Com Box Hero: Cel On Catholicizing Tendancies In Evangelicalism
…It is frightening to finally realize that what you want is in the Catholic Church but that you will probably loose all your friends, your family, just about everything, to get it. So please, please be kind to those who are just on the outside and looking in the windows but are still unsure of what they see. It is also very hard to admit that you have been wrong for so long.I came from a Church of Christ turned mega-church. We celebrated communion every week but then the CoC has been doing that for a long time. In the last few years they started doing a 40 day prayer vigil coming up to Easter. Kinda like lent but with prayer only rather than fasting. There is a prayer room up at the church building that gets manned 24/7 for this time period. When I started going to the Catholic Church this last year, I was struck by the similarity it had to perpetual adoration. Imagine my surprise when I found out that we had only reinvented a very ancient wheel, and not very well at that.

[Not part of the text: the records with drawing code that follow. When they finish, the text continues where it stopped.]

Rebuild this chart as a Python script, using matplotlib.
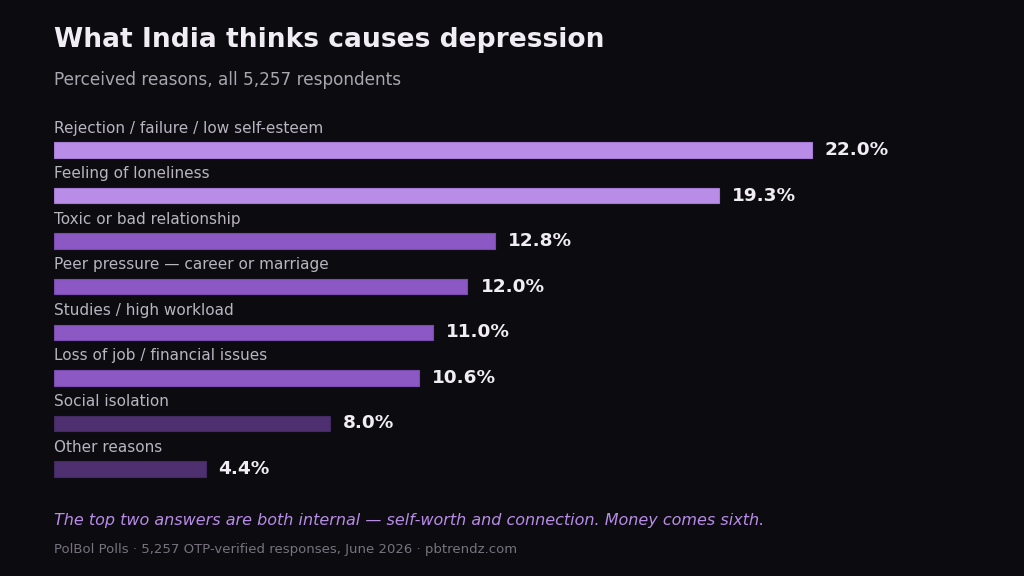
import matplotlib
matplotlib.use("Agg")
import matplotlib.pyplot as plt

plt.rcParams["font.family"] = ["DejaVu Sans"]

reasons = ["Rejection / failure / low self-esteem", "Feeling of loneliness",
           "Toxic or bad relationship", "Peer pressure \u2014 career or marriage",
           "Studies / high workload", "Loss of job / financial issues",
           "Social isolation", "Other reasons"]
shares = [22.0, 19.3, 12.8, 12.0, 11.0, 10.6, 8.0, 4.4]
tiers = ["top", "top", "mid", "mid", "mid", "mid", "low", "low"]

tier_colors = {"top": "#b98ce8", "mid": "#8b58c4", "low": "#4e3070"}
edge_colors = {"top": "#a57bd4", "mid": "#7a4bb0", "low": "#432962"}
bg = "#0c0b10"

W, H = 1024, 576
fig = plt.figure(figsize=(W / 100, H / 100), dpi=100, facecolor=bg)

# axes placed in pixel terms
left, right, top, bottom = 54, 1000, 120, 500
ax = fig.add_axes([left / W, 1 - bottom / H, (right - left) / W, (bottom - top) / H])
ax.set_facecolor(bg)

px_per_unit = 758 / 22.0
ax.set_xlim(0, (right - left) / px_per_unit)
step = (469 - 150) / 7
ax.set_ylim(7 + (bottom - 469) / step, -(150 - top) / step)

ys = list(range(len(reasons)))
ax.barh(ys, shares, height=15.5 / step, color=[tier_colors[t] for t in tiers],
        edgecolor=[edge_colors[t] for t in tiers], linewidth=0.8, align="center")

for y, name, val in zip(ys, reasons, shares):
    ax.text(0, y - 22 / step, name, color="#b8b5c0", fontsize=11, va="center", ha="left")
    ax.text(val + 13 / px_per_unit, y, f"{val:.1f}%", color="#f0eef4", fontsize=13.3,
            fontweight="bold", va="center", ha="left")

ax.axis("off")

fig.text(left / W, 1 - 40 / H, "What India thinks causes depression", color="#f0eef4",
         fontsize=19.1, fontweight="bold", va="center", ha="left")
fig.text(left / W, 1 - 80 / H, "Perceived reasons, all 5,257 respondents", color="#a9a6b0",
         fontsize=12.2, va="center", ha="left")
fig.text(left / W, 1 - 520 / H,
         "The top two answers are both internal \u2014 self-worth and connection. Money comes sixth.",
         color="#b98ce8", fontsize=11.5, style="italic", va="center", ha="left")
fig.text(left / W, 1 - 550 / H,
         "PolBol Polls \u00b7 5,257 OTP-verified responses, June 2026 \u00b7 pbtrendz.com",
         color="#77737f", fontsize=9.55, va="center", ha="left")

fig.savefig("out.png", dpi=100, facecolor=bg)
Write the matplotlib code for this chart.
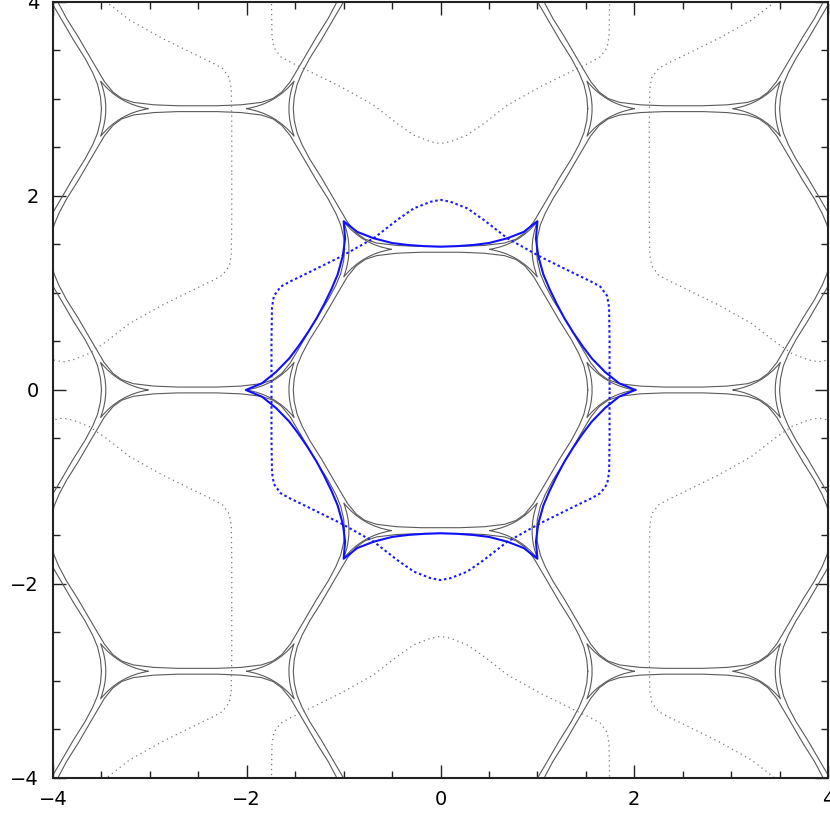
#librerias
import numpy as np
import matplotlib
matplotlib.use('Agg')
import matplotlib.pyplot as plt
from matplotlib.path import Path
from matplotlib.patches import PathPatch
from matplotlib.ticker import MultipleLocator

#datos (un cuadrante, x>=0, y>=0)
#caustica azul (6 cuspides)
caus_x = [2.01, 1.842, 1.699, 1.562, 1.465, 1.369, 1.279, 1.199, 1.125, 1.062,
          1.009, 0.985, 1.00, 0.86, 0.69, 0.50, 0.34, 0.17, 0.00]
caus_y = [0.00, 0.070, 0.185, 0.325, 0.453, 0.594, 0.739, 0.889, 1.042, 1.190,
          1.380, 1.560, 1.74, 1.63, 1.564, 1.515, 1.495, 1.483, 1.477]

#curva critica (punteada)
crit_x = [1.745, 1.745, 1.74, 1.72, 1.65, 1.55, 1.445, 1.03, 0.69, 0.447,
          0.275, 0.103, 0.00]
crit_y = [0.00, 0.50, 0.85, 0.97, 1.065, 1.12, 1.17, 1.374, 1.564, 1.753,
          1.873, 1.94, 1.96]

#centros de las curvas criticas vecinas (gris)
crit_cx = [0.0, 0.0, 3.9, 3.9, -3.9, -3.9]
crit_cy = [4.5, -4.5, 2.25, -2.25, 2.25, -2.25]

#contorno de una celda de la red de causticas gris
cell_x = [1.52, 1.51, 1.48, 1.43, 1.35, 1.23, 1.09, 0.96, 0.87, 0.78, 0.66,
          0.45, 0.20, 0.00]
cell_y = [0.00, 0.12, 0.25, 0.37, 0.52, 0.71, 0.95, 1.17, 1.28, 1.345, 1.385,
          1.41, 1.42, 1.42]

#centros de las celdas grises
cell_cx = [0, 0, 0, 2.51, 2.51, -2.51, -2.51, 2.51, 2.51, -2.51, -2.51,
           5.02, -5.02, 5.02, -5.02, 5.02, -5.02]
cell_cy = [0, 2.90, -2.90, 1.45, -1.45, 1.45, -1.45, 4.35, -4.35, 4.35, -4.35,
           0, 0, 2.90, 2.90, -2.90, -2.90]

#deltoides en los vertices (cuspides y puntos de control), apuntando a la derecha
delt_dx = [0.33, 0.0275, -0.165, -0.055, -0.165, 0.0275, 0.33]
delt_dy = [0.00, 0.048, 0.286, 0.00, -0.286, -0.048, 0.00]
delt_off = 1.675

ticks = [-4, -2, 0, 2, 4]


def cerrar(qx, qy):
    qx = np.array(qx)
    qy = np.array(qy)
    x = np.concatenate([qx, -qx[::-1], -qx, qx[::-1]])
    y = np.concatenate([qy, qy[::-1], -qy, -qy[::-1]])
    return x, y


plt.rcParams['font.family'] = 'DejaVu Sans'
fig = plt.figure(figsize=(8.3, 8.3), dpi=100)
ax = fig.add_axes([0.0639, 0.0627, 0.9337, 0.9349])

gris = '#5a5a5a'

#red de causticas gris
ox, oy = cerrar(cell_x, cell_y)
codes = [Path.MOVETO] + [Path.CURVE3] * 6
for cx, cy in zip(cell_cx, cell_cy):
    ax.plot(ox + cx, oy + cy, color=gris, lw=0.8)
    for s in [1, -1]:
        vx = [cx + s * delt_off + s * d for d in delt_dx]
        vy = [cy + d for d in delt_dy]
        p = PathPatch(Path(np.column_stack([vx, vy]), codes),
                      facecolor='none', edgecolor=gris, lw=0.8)
        ax.add_patch(p)

#curvas criticas grises
kx, ky = cerrar(crit_x, crit_y)
for cx, cy in zip(crit_cx, crit_cy):
    ax.plot(kx + cx, ky + cy, color='#777777', lw=0.9, ls=(0, (1, 3)))

#celda central en azul
ax.plot(kx, ky, color='#1a1aff', lw=1.5, ls=(0, (1.2, 1.3)), zorder=5)
bx, by = cerrar(caus_x, caus_y)
ax.plot(bx, by, color='#1010ff', lw=1.5, zorder=6)

ax.set_xlim(-4, 4)
ax.set_ylim(-4, 4)
ax.set_xticks(ticks)
ax.set_yticks(ticks)
ax.xaxis.set_minor_locator(MultipleLocator(0.5))
ax.yaxis.set_minor_locator(MultipleLocator(0.5))
ax.tick_params(which='both', direction='in', top=True, right=True,
               width=1.0, color='#222222')
ax.tick_params(which='major', length=9.5, labelsize=14)
ax.tick_params(which='minor', length=5)
ax.tick_params(axis='x', pad=9)
ax.tick_params(axis='y', pad=10)
for sp in ax.spines.values():
    sp.set_linewidth(1.5)
    sp.set_color('#222222')

plt.savefig('out.png', dpi=100)
plt.close('all')
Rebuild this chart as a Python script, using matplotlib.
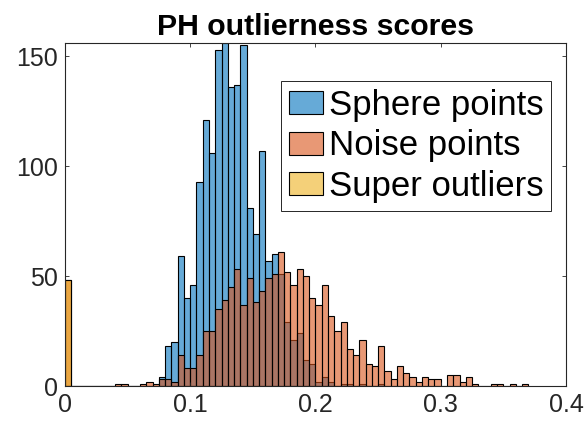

It will take them a lot of time because these people have a lot of distance to cover intellectually but many of them will see same things that I did. That the Catholic Church is home and just what we have been trying to reinvent. We slowly give ourselves less and less reasons to not be Catholic. But the process of softening up preconceived notions takes time. Most people have to let it simmer for a while before realize it. True, the time is short but being to confrontational too soon will only drive them away. I think it would be best to simple encourage them to keep on doing it and share with them how we do it. Trust me, they will be intrigued and when they are ready they will come around to asking themselves the question: “Why not Catholic?”
In terms of the big picture, I believe that the rise in interest towards Catholic devotions and the increase in Tiber swimmers like myself is a result of American style evangelicalism’s fundamental dependence on existing in a nation that is essentially Christian. Because our nation is fast becoming a post-Christian nation it is causing a shift in the churches based on it and this is causing many believers to question where they are at. The Catholic faith however, is bigger than any one nation and has an almost unique ability to exists in both friendly nations and hostile nations. It has the ability to stay rooted to the truth by being able to depend on the Holy See as its anchor. This will prove to be significant as the industrialized west becomes more secular and more hostile toward religion.
The Catholic Church also has a history of surviving the collapse of nations and empires and in a lot of cases provides an interim structure for people to depend on during crisis. American evangelicalism will not survive without America in any significantly recognizable form. And America will not survive if it continues to support an abortive, contraceptive and unchaste culture.
NOTE: If Blogger does not get it together with the photo-uploading situation SOON, WordPress here I come! My patience is wearing thin on this, and it is making me honkin’ mad!

March 10, 2008 at 3:11 pm
That last paragraph is so dead-on.
Let’s pray for our seperated bretheren that they may follow the light to the one, true, Holy, and Apostolic Church.
March 10, 2008 at 6:01 pm
Wow, what a great post/comment. It says it all. One of the features of American Protestantism which many Catholics underestimate is Protestantism’s attachment to American civil religion based on the presumed covenant between God and this nation. Essentially, Protestants understand the civil religion as a manifestation of Divine Providence mediated by the Protestant faith. American exceptionalism and manifest destiny are two principles derived from the
American civil religion. The author is correct in saying that the the rise of secularism erodes the Protestant sensibility.
March 11, 2008 at 4:38 pm
Spot-on. I desperately want to convert, but would lose my job, and with a baby on the way and a wife that’s not all that keen on it in the first place, I’m basically in a holding pattern, praying that we’d all find a way.
March 11, 2008 at 9:18 pm
Converts make some of the best Catholics!